Throughout the storm, every tenant interaction, staff action, and vendor communication was captured and indexed. No information was lost, no request went untracked, and no decision went undocumented.

After the Storm: Recovery and Documentation

When the T10 signal was finally lowered on September 25 — after nearly two days of disruption — Butler automatically initiated recovery protocols: damage assessment checklists were distributed to site teams, tenant follow-up messages were sent to anyone who had reported issues during the storm, and a comprehensive incident report was generated for each property.

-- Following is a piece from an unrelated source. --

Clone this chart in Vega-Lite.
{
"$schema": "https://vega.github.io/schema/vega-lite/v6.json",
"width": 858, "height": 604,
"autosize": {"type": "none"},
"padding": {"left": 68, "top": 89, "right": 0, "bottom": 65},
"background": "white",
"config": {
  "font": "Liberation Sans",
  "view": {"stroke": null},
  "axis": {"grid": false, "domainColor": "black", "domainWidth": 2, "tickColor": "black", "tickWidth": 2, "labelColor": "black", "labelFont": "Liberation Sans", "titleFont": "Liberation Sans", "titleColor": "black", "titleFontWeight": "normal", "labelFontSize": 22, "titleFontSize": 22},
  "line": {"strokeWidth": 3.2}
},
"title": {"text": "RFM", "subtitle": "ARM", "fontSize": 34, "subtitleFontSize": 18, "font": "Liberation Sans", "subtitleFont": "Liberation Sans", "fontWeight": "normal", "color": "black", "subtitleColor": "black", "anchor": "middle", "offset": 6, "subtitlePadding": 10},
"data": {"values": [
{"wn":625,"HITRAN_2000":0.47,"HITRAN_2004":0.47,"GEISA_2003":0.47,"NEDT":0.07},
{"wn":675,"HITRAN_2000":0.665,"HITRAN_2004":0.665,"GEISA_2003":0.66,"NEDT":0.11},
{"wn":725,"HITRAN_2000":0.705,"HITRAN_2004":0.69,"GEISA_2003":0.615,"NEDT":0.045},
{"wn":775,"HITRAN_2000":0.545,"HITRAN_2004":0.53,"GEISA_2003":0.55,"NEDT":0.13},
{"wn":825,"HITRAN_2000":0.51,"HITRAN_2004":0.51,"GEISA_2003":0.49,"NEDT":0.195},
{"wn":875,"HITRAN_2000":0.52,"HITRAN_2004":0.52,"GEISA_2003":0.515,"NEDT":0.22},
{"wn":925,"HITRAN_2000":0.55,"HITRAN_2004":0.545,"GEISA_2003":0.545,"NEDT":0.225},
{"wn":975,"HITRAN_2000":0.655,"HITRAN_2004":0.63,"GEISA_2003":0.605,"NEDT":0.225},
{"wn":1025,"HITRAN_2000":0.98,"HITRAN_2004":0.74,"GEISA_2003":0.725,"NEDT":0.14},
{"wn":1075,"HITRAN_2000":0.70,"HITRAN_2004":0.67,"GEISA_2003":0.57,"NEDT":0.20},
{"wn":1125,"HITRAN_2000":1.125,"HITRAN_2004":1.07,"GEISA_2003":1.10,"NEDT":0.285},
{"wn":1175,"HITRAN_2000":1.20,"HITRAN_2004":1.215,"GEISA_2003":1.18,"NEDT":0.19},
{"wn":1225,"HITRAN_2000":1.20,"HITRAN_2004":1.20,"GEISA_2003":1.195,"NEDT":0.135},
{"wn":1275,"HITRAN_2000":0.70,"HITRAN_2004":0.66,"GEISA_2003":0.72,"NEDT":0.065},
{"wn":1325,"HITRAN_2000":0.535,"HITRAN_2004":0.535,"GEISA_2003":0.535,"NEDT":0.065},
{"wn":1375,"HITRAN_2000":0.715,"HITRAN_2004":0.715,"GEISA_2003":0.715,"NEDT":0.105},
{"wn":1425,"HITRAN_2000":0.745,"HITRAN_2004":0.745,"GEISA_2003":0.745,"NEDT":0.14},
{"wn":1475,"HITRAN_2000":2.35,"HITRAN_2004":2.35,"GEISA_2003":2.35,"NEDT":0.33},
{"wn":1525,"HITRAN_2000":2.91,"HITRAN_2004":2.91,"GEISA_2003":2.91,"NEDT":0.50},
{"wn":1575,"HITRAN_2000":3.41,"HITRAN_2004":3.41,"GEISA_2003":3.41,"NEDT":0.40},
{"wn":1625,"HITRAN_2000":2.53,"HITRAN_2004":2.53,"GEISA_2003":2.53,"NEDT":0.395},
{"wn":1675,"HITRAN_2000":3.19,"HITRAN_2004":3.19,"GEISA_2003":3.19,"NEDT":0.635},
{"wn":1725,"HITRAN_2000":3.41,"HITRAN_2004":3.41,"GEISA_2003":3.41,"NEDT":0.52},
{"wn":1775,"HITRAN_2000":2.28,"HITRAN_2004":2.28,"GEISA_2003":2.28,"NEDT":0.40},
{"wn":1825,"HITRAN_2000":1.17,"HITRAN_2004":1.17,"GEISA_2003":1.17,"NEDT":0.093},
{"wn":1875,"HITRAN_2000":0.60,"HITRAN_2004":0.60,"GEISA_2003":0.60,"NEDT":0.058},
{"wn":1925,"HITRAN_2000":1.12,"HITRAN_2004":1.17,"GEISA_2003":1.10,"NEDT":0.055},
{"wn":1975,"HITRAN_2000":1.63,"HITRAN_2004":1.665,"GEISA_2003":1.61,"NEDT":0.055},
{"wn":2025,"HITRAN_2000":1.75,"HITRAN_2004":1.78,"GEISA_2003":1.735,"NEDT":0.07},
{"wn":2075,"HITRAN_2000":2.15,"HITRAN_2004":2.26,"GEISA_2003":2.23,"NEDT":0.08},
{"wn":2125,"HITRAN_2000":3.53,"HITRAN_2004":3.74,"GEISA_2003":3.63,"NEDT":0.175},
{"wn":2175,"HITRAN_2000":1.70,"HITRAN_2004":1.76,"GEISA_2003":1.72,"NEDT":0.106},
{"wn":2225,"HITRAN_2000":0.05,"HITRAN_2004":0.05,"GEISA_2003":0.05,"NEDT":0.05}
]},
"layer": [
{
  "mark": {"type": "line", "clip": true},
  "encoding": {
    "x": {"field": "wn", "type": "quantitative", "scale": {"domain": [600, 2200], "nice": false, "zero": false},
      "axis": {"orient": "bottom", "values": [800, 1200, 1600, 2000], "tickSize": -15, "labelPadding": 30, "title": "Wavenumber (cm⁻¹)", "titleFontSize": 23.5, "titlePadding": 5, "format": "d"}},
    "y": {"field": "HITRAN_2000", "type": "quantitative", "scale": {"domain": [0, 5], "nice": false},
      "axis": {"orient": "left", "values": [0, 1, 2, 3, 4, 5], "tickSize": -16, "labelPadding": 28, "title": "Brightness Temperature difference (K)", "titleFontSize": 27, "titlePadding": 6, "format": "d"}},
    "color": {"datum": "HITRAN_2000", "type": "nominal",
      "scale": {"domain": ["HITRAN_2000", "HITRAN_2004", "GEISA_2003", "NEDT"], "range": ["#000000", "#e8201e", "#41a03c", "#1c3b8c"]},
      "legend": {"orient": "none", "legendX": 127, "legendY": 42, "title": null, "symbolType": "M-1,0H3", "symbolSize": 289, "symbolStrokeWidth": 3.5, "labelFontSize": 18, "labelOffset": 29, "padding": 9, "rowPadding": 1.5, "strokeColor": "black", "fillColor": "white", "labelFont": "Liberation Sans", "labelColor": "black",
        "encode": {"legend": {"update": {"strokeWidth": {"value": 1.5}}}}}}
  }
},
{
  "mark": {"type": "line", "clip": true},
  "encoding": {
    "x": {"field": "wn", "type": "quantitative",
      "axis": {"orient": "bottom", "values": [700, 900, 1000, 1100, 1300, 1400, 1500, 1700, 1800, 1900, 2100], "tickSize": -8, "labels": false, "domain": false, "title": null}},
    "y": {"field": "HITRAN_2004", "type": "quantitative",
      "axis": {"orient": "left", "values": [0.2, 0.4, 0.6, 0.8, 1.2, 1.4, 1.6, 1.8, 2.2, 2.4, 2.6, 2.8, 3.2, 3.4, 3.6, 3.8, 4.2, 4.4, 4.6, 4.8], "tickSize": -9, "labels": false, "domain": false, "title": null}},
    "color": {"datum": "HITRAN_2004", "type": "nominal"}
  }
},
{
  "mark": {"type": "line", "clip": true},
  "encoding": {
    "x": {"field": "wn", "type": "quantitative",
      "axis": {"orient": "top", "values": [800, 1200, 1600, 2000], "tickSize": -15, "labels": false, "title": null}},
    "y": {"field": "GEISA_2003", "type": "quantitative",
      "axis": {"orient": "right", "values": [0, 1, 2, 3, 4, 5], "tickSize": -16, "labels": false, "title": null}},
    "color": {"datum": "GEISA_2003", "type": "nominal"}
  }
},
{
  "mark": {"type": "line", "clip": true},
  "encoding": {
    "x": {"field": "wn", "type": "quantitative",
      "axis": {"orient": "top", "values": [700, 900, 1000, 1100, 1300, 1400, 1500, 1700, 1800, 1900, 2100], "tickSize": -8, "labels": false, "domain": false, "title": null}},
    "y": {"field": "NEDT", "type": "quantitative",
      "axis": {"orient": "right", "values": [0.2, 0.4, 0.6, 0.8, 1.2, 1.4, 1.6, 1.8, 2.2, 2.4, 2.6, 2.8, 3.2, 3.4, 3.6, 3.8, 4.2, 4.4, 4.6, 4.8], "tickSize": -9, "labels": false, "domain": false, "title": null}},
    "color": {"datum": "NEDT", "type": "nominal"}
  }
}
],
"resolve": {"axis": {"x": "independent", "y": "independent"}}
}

The incident reports — which would typically take property managers 3-5 days to compile manually after a T10 event — were available within 45 minutes of the all-clear. Each report included a timeline of all actions taken, photos of any damage, vendor response times, tenant communication logs, and flood damage assessments. These reports were immediately usable for insurance claims and regulatory compliance — critical given that Ragasa caused an estimated HK$2 billion in damage across the city.

The Numbers

Across all 29 estates during Super Typhoon Ragasa:

  • 12,847 tenants notified in under 3 minutes
  • 214 staff coordinated with personalized checklists
  • 94% message read rate within 15 minutes
  • 47-minute average for complete emergency preparation
  • Zero information loss — every action documented
  • 45-minute post-storm incident reports (vs. 3-5 day industry average for T10 events)

The Lesson

Super Typhoon Ragasa was the most powerful storm to hit Hong Kong in 2025, and one of the most intense in recent memory. The T10 signal — raised only a handful of times each decade — tested every property management operation in the city. While many teams scrambled to coordinate responses manually, the 29 estates running on Butler's Building Intelligence System operated with the same precision as a routine T3 event.

The difference was not more staff or better training. It was institutional memory — a system that knew each building's specific protocols, each staff member's responsibilities, each tenant's communication preferences, and each vendor's capabilities. When the most extreme emergency hit, the system did not need to figure out what to do. It already knew.

For property managers, the lesson from Ragasa is clear: emergency preparedness is not about having a plan on paper. It is about having a system that can execute that plan instantly, across every property, every time — and document everything along the way. When the next super typhoon comes, and it will, the question is whether your buildings will have memory or amnesia.